- Task requirements:
Output the data below in full, byte for byte. Nothing may differ.

|---|

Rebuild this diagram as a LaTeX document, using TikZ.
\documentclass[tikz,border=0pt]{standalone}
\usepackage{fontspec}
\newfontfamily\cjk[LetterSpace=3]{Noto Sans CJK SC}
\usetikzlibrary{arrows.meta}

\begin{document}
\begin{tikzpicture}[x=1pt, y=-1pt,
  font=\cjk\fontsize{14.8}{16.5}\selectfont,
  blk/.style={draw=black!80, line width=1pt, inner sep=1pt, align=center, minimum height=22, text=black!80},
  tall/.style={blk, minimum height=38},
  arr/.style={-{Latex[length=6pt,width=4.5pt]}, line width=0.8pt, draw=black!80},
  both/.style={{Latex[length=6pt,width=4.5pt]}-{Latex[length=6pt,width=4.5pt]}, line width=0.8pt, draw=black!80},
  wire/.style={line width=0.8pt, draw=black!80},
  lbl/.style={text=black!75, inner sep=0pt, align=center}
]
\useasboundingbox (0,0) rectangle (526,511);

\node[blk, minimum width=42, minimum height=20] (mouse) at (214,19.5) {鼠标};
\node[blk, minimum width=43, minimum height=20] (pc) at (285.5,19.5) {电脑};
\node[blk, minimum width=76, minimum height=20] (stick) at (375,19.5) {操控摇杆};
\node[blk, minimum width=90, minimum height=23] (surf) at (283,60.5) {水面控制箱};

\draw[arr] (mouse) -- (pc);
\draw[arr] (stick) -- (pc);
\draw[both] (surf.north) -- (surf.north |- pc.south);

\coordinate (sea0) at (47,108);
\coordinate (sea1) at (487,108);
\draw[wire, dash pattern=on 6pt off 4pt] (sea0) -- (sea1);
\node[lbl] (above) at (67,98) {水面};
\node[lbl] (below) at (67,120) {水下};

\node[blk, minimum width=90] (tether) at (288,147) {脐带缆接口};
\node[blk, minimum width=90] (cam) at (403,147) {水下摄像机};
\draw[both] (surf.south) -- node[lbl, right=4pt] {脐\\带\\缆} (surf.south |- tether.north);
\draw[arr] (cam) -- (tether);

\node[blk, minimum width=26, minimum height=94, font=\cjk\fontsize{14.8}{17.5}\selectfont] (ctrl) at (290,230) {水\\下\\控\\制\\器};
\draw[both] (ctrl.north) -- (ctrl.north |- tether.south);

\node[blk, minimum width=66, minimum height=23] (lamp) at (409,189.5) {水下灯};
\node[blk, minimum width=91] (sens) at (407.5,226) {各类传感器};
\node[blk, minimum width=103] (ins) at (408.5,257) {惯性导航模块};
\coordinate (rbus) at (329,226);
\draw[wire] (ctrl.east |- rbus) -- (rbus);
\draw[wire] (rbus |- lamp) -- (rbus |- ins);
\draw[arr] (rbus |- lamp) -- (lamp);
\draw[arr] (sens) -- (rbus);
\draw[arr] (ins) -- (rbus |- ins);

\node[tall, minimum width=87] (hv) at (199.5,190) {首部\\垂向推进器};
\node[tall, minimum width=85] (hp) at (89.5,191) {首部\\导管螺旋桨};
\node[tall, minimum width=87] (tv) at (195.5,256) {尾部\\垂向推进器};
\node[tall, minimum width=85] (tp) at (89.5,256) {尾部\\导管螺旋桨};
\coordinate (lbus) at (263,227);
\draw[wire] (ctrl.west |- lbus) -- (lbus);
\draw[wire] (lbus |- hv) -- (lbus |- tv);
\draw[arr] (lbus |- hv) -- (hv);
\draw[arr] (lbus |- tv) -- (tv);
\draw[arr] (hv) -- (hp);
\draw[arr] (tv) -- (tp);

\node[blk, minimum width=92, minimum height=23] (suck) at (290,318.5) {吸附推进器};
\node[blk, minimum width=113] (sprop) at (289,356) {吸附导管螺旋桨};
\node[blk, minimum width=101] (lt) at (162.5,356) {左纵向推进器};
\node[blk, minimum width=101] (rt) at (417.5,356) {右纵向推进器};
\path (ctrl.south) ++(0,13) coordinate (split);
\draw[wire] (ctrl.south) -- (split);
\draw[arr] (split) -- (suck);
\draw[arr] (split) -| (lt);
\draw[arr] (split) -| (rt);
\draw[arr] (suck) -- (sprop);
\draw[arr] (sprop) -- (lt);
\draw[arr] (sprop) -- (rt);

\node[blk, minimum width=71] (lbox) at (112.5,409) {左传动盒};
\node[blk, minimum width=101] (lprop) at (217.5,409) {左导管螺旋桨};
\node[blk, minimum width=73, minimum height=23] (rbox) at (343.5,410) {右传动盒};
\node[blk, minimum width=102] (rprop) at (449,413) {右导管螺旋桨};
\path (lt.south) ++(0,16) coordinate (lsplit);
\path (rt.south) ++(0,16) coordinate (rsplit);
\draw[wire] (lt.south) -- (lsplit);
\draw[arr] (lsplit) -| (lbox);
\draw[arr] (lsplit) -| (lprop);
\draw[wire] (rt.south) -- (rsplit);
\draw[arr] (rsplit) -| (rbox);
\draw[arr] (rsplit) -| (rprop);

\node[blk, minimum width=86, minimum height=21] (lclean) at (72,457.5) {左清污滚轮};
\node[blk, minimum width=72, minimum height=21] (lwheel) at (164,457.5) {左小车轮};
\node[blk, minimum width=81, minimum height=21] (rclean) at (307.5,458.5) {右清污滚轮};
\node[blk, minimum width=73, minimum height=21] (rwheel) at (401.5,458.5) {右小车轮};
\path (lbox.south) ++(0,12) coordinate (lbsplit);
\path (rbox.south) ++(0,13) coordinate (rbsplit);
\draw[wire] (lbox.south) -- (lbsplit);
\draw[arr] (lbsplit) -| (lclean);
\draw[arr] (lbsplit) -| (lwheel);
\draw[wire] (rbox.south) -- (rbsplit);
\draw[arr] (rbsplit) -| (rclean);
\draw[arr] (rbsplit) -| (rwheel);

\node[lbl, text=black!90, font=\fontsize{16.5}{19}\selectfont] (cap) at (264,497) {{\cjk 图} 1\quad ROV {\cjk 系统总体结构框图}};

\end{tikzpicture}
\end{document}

|---|

- Exercise answer:
Rebuild this diagram as a LaTeX document, using TikZ.
\documentclass[tikz,border=0pt]{standalone}
\usepackage{fontspec}
\newfontfamily\cjk[LetterSpace=3]{Noto Sans CJK SC}
\usetikzlibrary{arrows.meta}

\begin{document}
\begin{tikzpicture}[x=1pt, y=-1pt,
  font=\cjk\fontsize{14.8}{16.5}\selectfont,
  blk/.style={draw=black!80, line width=1pt, inner sep=1pt, align=center, minimum height=22, text=black!80},
  tall/.style={blk, minimum height=38},
  arr/.style={-{Latex[length=6pt,width=4.5pt]}, line width=0.8pt, draw=black!80},
  both/.style={{Latex[length=6pt,width=4.5pt]}-{Latex[length=6pt,width=4.5pt]}, line width=0.8pt, draw=black!80},
  wire/.style={line width=0.8pt, draw=black!80},
  lbl/.style={text=black!75, inner sep=0pt, align=center}
]
\useasboundingbox (0,0) rectangle (526,511);

\node[blk, minimum width=42, minimum height=20] (mouse) at (214,19.5) {鼠标};
\node[blk, minimum width=43, minimum height=20] (pc) at (285.5,19.5) {电脑};
\node[blk, minimum width=76, minimum height=20] (stick) at (375,19.5) {操控摇杆};
\node[blk, minimum width=90, minimum height=23] (surf) at (283,60.5) {水面控制箱};

\draw[arr] (mouse) -- (pc);
\draw[arr] (stick) -- (pc);
\draw[both] (surf.north) -- (surf.north |- pc.south);

\coordinate (sea0) at (47,108);
\coordinate (sea1) at (487,108);
\draw[wire, dash pattern=on 6pt off 4pt] (sea0) -- (sea1);
\node[lbl] (above) at (67,98) {水面};
\node[lbl] (below) at (67,120) {水下};

\node[blk, minimum width=90] (tether) at (288,147) {脐带缆接口};
\node[blk, minimum width=90] (cam) at (403,147) {水下摄像机};
\draw[both] (surf.south) -- node[lbl, right=4pt] {脐\\带\\缆} (surf.south |- tether.north);
\draw[arr] (cam) -- (tether);

\node[blk, minimum width=26, minimum height=94, font=\cjk\fontsize{14.8}{17.5}\selectfont] (ctrl) at (290,230) {水\\下\\控\\制\\器};
\draw[both] (ctrl.north) -- (ctrl.north |- tether.south);

\node[blk, minimum width=66, minimum height=23] (lamp) at (409,189.5) {水下灯};
\node[blk, minimum width=91] (sens) at (407.5,226) {各类传感器};
\node[blk, minimum width=103] (ins) at (408.5,257) {惯性导航模块};
\coordinate (rbus) at (329,226);
\draw[wire] (ctrl.east |- rbus) -- (rbus);
\draw[wire] (rbus |- lamp) -- (rbus |- ins);
\draw[arr] (rbus |- lamp) -- (lamp);
\draw[arr] (sens) -- (rbus);
\draw[arr] (ins) -- (rbus |- ins);

\node[tall, minimum width=87] (hv) at (199.5,190) {首部\\垂向推进器};
\node[tall, minimum width=85] (hp) at (89.5,191) {首部\\导管螺旋桨};
\node[tall, minimum width=87] (tv) at (195.5,256) {尾部\\垂向推进器};
\node[tall, minimum width=85] (tp) at (89.5,256) {尾部\\导管螺旋桨};
\coordinate (lbus) at (263,227);
\draw[wire] (ctrl.west |- lbus) -- (lbus);
\draw[wire] (lbus |- hv) -- (lbus |- tv);
\draw[arr] (lbus |- hv) -- (hv);
\draw[arr] (lbus |- tv) -- (tv);
\draw[arr] (hv) -- (hp);
\draw[arr] (tv) -- (tp);

\node[blk, minimum width=92, minimum height=23] (suck) at (290,318.5) {吸附推进器};
\node[blk, minimum width=113] (sprop) at (289,356) {吸附导管螺旋桨};
\node[blk, minimum width=101] (lt) at (162.5,356) {左纵向推进器};
\node[blk, minimum width=101] (rt) at (417.5,356) {右纵向推进器};
\path (ctrl.south) ++(0,13) coordinate (split);
\draw[wire] (ctrl.south) -- (split);
\draw[arr] (split) -- (suck);
\draw[arr] (split) -| (lt);
\draw[arr] (split) -| (rt);
\draw[arr] (suck) -- (sprop);
\draw[arr] (sprop) -- (lt);
\draw[arr] (sprop) -- (rt);

\node[blk, minimum width=71] (lbox) at (112.5,409) {左传动盒};
\node[blk, minimum width=101] (lprop) at (217.5,409) {左导管螺旋桨};
\node[blk, minimum width=73, minimum height=23] (rbox) at (343.5,410) {右传动盒};
\node[blk, minimum width=102] (rprop) at (449,413) {右导管螺旋桨};
\path (lt.south) ++(0,16) coordinate (lsplit);
\path (rt.south) ++(0,16) coordinate (rsplit);
\draw[wire] (lt.south) -- (lsplit);
\draw[arr] (lsplit) -| (lbox);
\draw[arr] (lsplit) -| (lprop);
\draw[wire] (rt.south) -- (rsplit);
\draw[arr] (rsplit) -| (rbox);
\draw[arr] (rsplit) -| (rprop);

\node[blk, minimum width=86, minimum height=21] (lclean) at (72,457.5) {左清污滚轮};
\node[blk, minimum width=72, minimum height=21] (lwheel) at (164,457.5) {左小车轮};
\node[blk, minimum width=81, minimum height=21] (rclean) at (307.5,458.5) {右清污滚轮};
\node[blk, minimum width=73, minimum height=21] (rwheel) at (401.5,458.5) {右小车轮};
\path (lbox.south) ++(0,12) coordinate (lbsplit);
\path (rbox.south) ++(0,13) coordinate (rbsplit);
\draw[wire] (lbox.south) -- (lbsplit);
\draw[arr] (lbsplit) -| (lclean);
\draw[arr] (lbsplit) -| (lwheel);
\draw[wire] (rbox.south) -- (rbsplit);
\draw[arr] (rbsplit) -| (rclean);
\draw[arr] (rbsplit) -| (rwheel);

\node[lbl, text=black!90, font=\fontsize{16.5}{19}\selectfont] (cap) at (264,497) {{\cjk 图} 1\quad ROV {\cjk 系统总体结构框图}};

\end{tikzpicture}
\end{document}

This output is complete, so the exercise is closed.